Reproduce, character for character, the lines below from the first through the one with "(2.2, 1.3)), zorder=3)". Leave pictures out.

::: Supplied records

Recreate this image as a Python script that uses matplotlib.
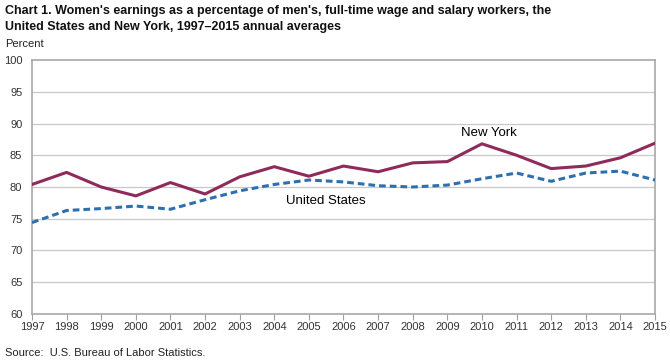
import matplotlib.pyplot as plt
import numpy as np

plt.rcParams['font.family'] = ['Liberation Sans', 'DejaVu Sans']

years = list(range(1997, 2016))
new_york = [80.4, 82.3, 80.0, 78.6, 80.7, 78.9, 81.6, 83.2, 81.7, 83.3,
            82.4, 83.8, 84.0, 86.8, 85.0, 82.9, 83.3, 84.6, 86.9]
united_states = [74.4, 76.3, 76.6, 77.0, 76.5, 78.0, 79.4, 80.4, 81.1, 80.8,
                 80.2, 80.0, 80.3, 81.3, 82.2, 80.9, 82.2, 82.5, 81.1]

fig = plt.figure(figsize=(6.7, 3.61), dpi=100)
ax = fig.add_axes([32 / 670, 47 / 361, 623 / 670, 254 / 361])

for y in range(65, 100, 5):
    ax.axhline(y, color='#c8c8c8', lw=0.9, zorder=1)

ax.plot(years, new_york, color='#8e2b5a', lw=2.2, zorder=3)
ax.plot(years, united_states, color='#2e6fb0', lw=2.2, ls=(0, (2.2, 1.3)), zorder=3)

ax.text(2010.2, 88.5, 'New York', ha='center', va='center', fontsize=9.5, color='black')
ax.text(2005.5, 77.8, 'United States', ha='center', va='center', fontsize=9.5, color='black')

ax.set_xlim(1997, 2015)
ax.set_ylim(60, 100)
ax.set_xticks(years)
ax.set_yticks(range(60, 101, 5))
ax.tick_params(axis='x', direction='out', length=4, color='#a0a0a0', labelsize=8, labelcolor='#333333', pad=2)
ax.tick_params(axis='y', length=0, labelsize=8, labelcolor='#333333', pad=7)
for s in ax.spines.values():
    s.set_color('#a8a8a8')
    s.set_linewidth(1.2)

fig.text(5 / 670, 1 - 11 / 361, "Chart 1. Women's earnings as a percentage of men's, full-time wage and salary workers, the",
         fontsize=9, fontweight='bold', va='center', color='#111111')
fig.text(5 / 670, 1 - 27 / 361, "United States and New York, 1997\u20132015 annual averages",
         fontsize=9, fontweight='bold', va='center', color='#111111')
fig.text(5 / 670, 1 - 44 / 361, "Percent", fontsize=8, va='center', color='#222222')
fig.text(5 / 670, 1 - 353 / 361, "Source:  U.S. Bureau of Labor Statistics.", fontsize=8, va='center', color='#222222')

fig.savefig('out.png', dpi=100)
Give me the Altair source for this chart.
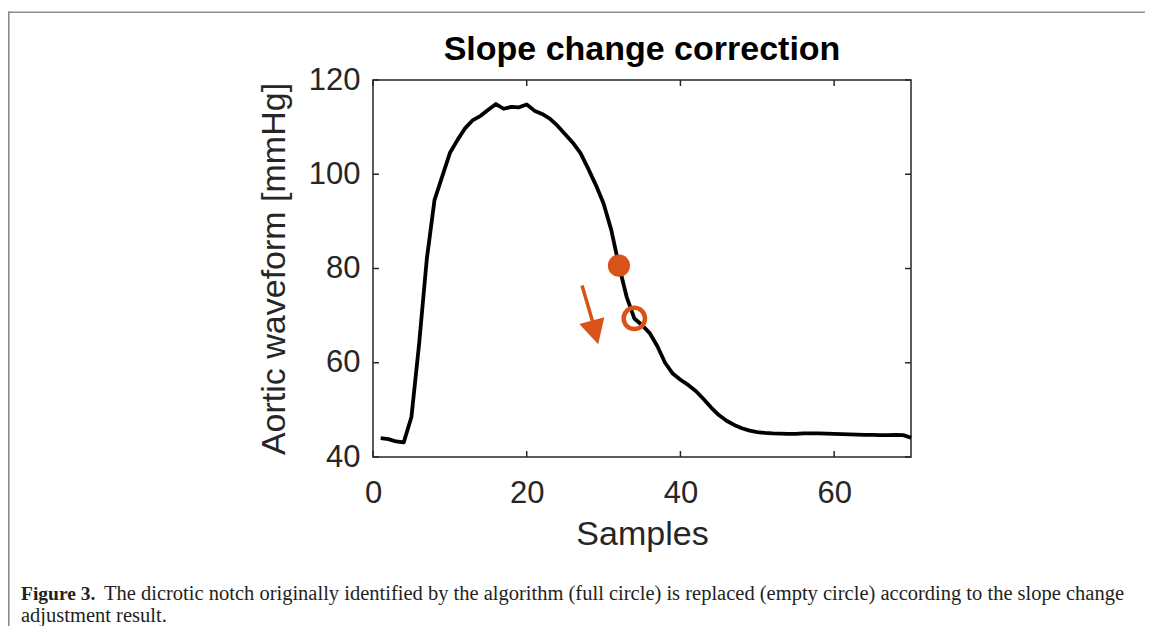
import altair as alt
import pandas as pd

# ---- data ----
samples = list(range(1, 71))
pressure = [
    44.0, 43.8, 43.3, 43.1, 48.5, 64.0, 82.0, 94.5, 99.5, 104.5,
    107.3, 109.8, 111.5, 112.4, 113.7, 114.9, 113.9, 114.3, 114.2, 114.8,
    113.5, 112.8, 111.8, 110.3, 108.5, 106.7, 104.5, 101.2, 97.7, 93.8,
    88.2, 80.6, 74.0, 69.4, 68.0, 66.3, 63.5, 60.0, 57.7, 56.4,
    55.3, 54.0, 52.3, 50.5, 48.9, 47.7, 46.8, 46.1, 45.6, 45.3,
    45.1, 45.0, 44.95, 44.9, 44.9, 45.0, 45.0, 45.0, 44.95, 44.9,
    44.85, 44.8, 44.75, 44.7, 44.7, 44.65, 44.65, 44.7, 44.65, 44.1,
]
notch_original = {"x": [32], "y": [80.6]}    # full circle
notch_corrected = {"x": [34], "y": [69.4]}   # empty circle
arrow_tail = {"x": [27.2], "y": [76.4]}
arrow_base = {"x": [28.6], "y": [68.6]}
arrow_tip = {"x": [29.3], "y": [63.9]}
x_ticks = [0, 20, 40, 60]
y_ticks = [40, 60, 80, 100, 120]

title_text = "Slope change correction"
x_title = "Samples"
y_title = "Aortic waveform [mmHg]"
caption_bold = "Figure 3."
caption_line1 = ("The dicrotic notch originally identified by the algorithm (full circle) "
                 "is replaced (empty circle) according to the slope change")
caption_line2 = "adjustment result."

# ---- layout / style ----
W, H = 538, 377
PAD = {"left": 365, "top": 72, "right": 234, "bottom": 169}
ORANGE = "#D95319"
AXC = "#262626"
SANS = "Liberation Sans"
SERIF = "Liberation Serif"
TICK = 6
CAP_SIZE = 20.5

xs = alt.Scale(domain=[0, 70], nice=False, zero=False)
ys = alt.Scale(domain=[40, 120], nice=False, zero=False)
xaxis = alt.Axis(title=x_title, values=x_ticks, format="d", grid=False, domain=False,
                 ticks=False, tickSize=0, labelPadding=21, labelFontSize=31,
                 labelFont=SANS, labelColor=AXC, titleFont=SANS, titleFontSize=34,
                 titleFontWeight="normal", titleColor=AXC, titleBaseline="alphabetic",
                 titleY=87, labelFlush=False)
yaxis = alt.Axis(title=y_title, values=y_ticks, format="d", grid=False, domain=False,
                 ticks=False, tickSize=0, labelPadding=13, labelFontSize=31,
                 labelFont=SANS, labelColor=AXC, titleFont=SANS, titleFontSize=34,
                 titleFontWeight="normal", titleColor=AXC, titleBaseline="alphabetic",
                 titleX=-89, titleY=H / 2, titleAngle=270, titleAlign="center",
                 labelFlush=False)


def X(f="x"):
    return alt.X(f, type="quantitative", scale=xs, axis=xaxis)


def Y(f="y"):
    return alt.Y(f, type="quantitative", scale=ys, axis=yaxis)


curve = pd.DataFrame({"x": samples, "y": pressure})
one = pd.DataFrame({"a": [0]})

line = alt.Chart(curve).mark_line(color="black", strokeWidth=3.8, strokeJoin="round").encode(
    x=X(), y=Y())

full_pt = alt.Chart(pd.DataFrame(notch_original)).mark_point(
    shape="circle", filled=True, size=491, color=ORANGE, opacity=1).encode(x=X(), y=Y())

empty_pt = alt.Chart(pd.DataFrame(notch_corrected)).mark_point(
    shape="circle", filled=False, size=452, color=ORANGE, strokeWidth=4.5, opacity=1).encode(
    x=X(), y=Y())

arrow_df = pd.DataFrame({"x": arrow_tail["x"], "y": arrow_tail["y"],
                         "x2": arrow_base["x"], "y2": arrow_base["y"]})
shaft = alt.Chart(arrow_df).mark_rule(color=ORANGE, strokeWidth=3.5, strokeCap="butt").encode(
    x=X(), y=Y(), x2="x2:Q", y2="y2:Q")

head = alt.Chart(pd.DataFrame(arrow_tip)).mark_point(
    shape="M -1.05 -2 L 1.05 -2 L 0 0 Z", filled=True, size=605, angle=345,
    color=ORANGE, opacity=1, strokeWidth=0).encode(x=X(), y=Y())

xt = pd.DataFrame({"x": x_ticks})
yt = pd.DataFrame({"y": y_ticks})
tick_style = dict(color=AXC, strokeWidth=1.5)
xt_bot = alt.Chart(xt).mark_rule(**tick_style).encode(
    x=X(), y=alt.value(H), y2=alt.value(H - TICK))
xt_top = alt.Chart(xt).mark_rule(**tick_style).encode(
    x=X(), y=alt.value(0), y2=alt.value(TICK))
yt_left = alt.Chart(yt).mark_rule(**tick_style).encode(
    y=Y(), x=alt.value(0), x2=alt.value(TICK))
yt_right = alt.Chart(yt).mark_rule(**tick_style).encode(
    y=Y(), x=alt.value(W), x2=alt.value(W - TICK))

title = alt.Chart(one).mark_text(
    text=title_text, font=SANS, fontSize=34, fontWeight="bold", color="black",
    align="center", baseline="alphabetic").encode(x=alt.value(W / 2), y=alt.value(-20))

cap_b = alt.Chart(one).mark_text(
    text=caption_bold, font=SERIF, fontSize=19.5, fontWeight="bold", color="#231f20",
    align="left", baseline="alphabetic").encode(x=alt.value(-352), y=alt.value(520))
cap_1 = alt.Chart(one).mark_text(
    text=caption_line1, font=SERIF, fontSize=CAP_SIZE, color="#231f20",
    align="left", baseline="alphabetic").encode(x=alt.value(-269), y=alt.value(520))
cap_2 = alt.Chart(one).mark_text(
    text=caption_line2, font=SERIF, fontSize=CAP_SIZE, color="#231f20",
    align="left", baseline="alphabetic").encode(x=alt.value(-352), y=alt.value(542))

BORDER = "#8c8c8c"
border_top = alt.Chart(one).mark_rule(color=BORDER, strokeWidth=1.6).encode(
    x=alt.value(-365), x2=alt.value(W + PAD["right"]), y=alt.value(-67.7))
border_left = alt.Chart(one).mark_rule(color=BORDER, strokeWidth=1.6).encode(
    x=alt.value(-364.2), y=alt.value(-68.5), y2=alt.value(H + PAD["bottom"]))

chart = alt.layer(
    line, shaft, head, empty_pt, full_pt,
    xt_bot, xt_top, yt_left, yt_right,
    title, cap_b, cap_1, cap_2, border_top, border_left,
).properties(
    width=W, height=H,
    padding=PAD,
    autosize=alt.AutoSizeParams(type="none"),
    background="white",
).configure_view(
    stroke=AXC, strokeWidth=1.5
)

chart.save("out.html", embed_options={"renderer": "svg", "actions": False})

::::::

Correct output
Recreate this image as a Python script that uses matplotlib.
import matplotlib.pyplot as plt
import numpy as np

plt.rcParams['font.family'] = ['Liberation Sans', 'DejaVu Sans']

years = list(range(1997, 2016))
new_york = [80.4, 82.3, 80.0, 78.6, 80.7, 78.9, 81.6, 83.2, 81.7, 83.3,
            82.4, 83.8, 84.0, 86.8, 85.0, 82.9, 83.3, 84.6, 86.9]
united_states = [74.4, 76.3, 76.6, 77.0, 76.5, 78.0, 79.4, 80.4, 81.1, 80.8,
                 80.2, 80.0, 80.3, 81.3, 82.2, 80.9, 82.2, 82.5, 81.1]

fig = plt.figure(figsize=(6.7, 3.61), dpi=100)
ax = fig.add_axes([32 / 670, 47 / 361, 623 / 670, 254 / 361])

for y in range(65, 100, 5):
    ax.axhline(y, color='#c8c8c8', lw=0.9, zorder=1)

ax.plot(years, new_york, color='#8e2b5a', lw=2.2, zorder=3)
ax.plot(years, united_states, color='#2e6fb0', lw=2.2, ls=(0, (2.2, 1.3)), zorder=3)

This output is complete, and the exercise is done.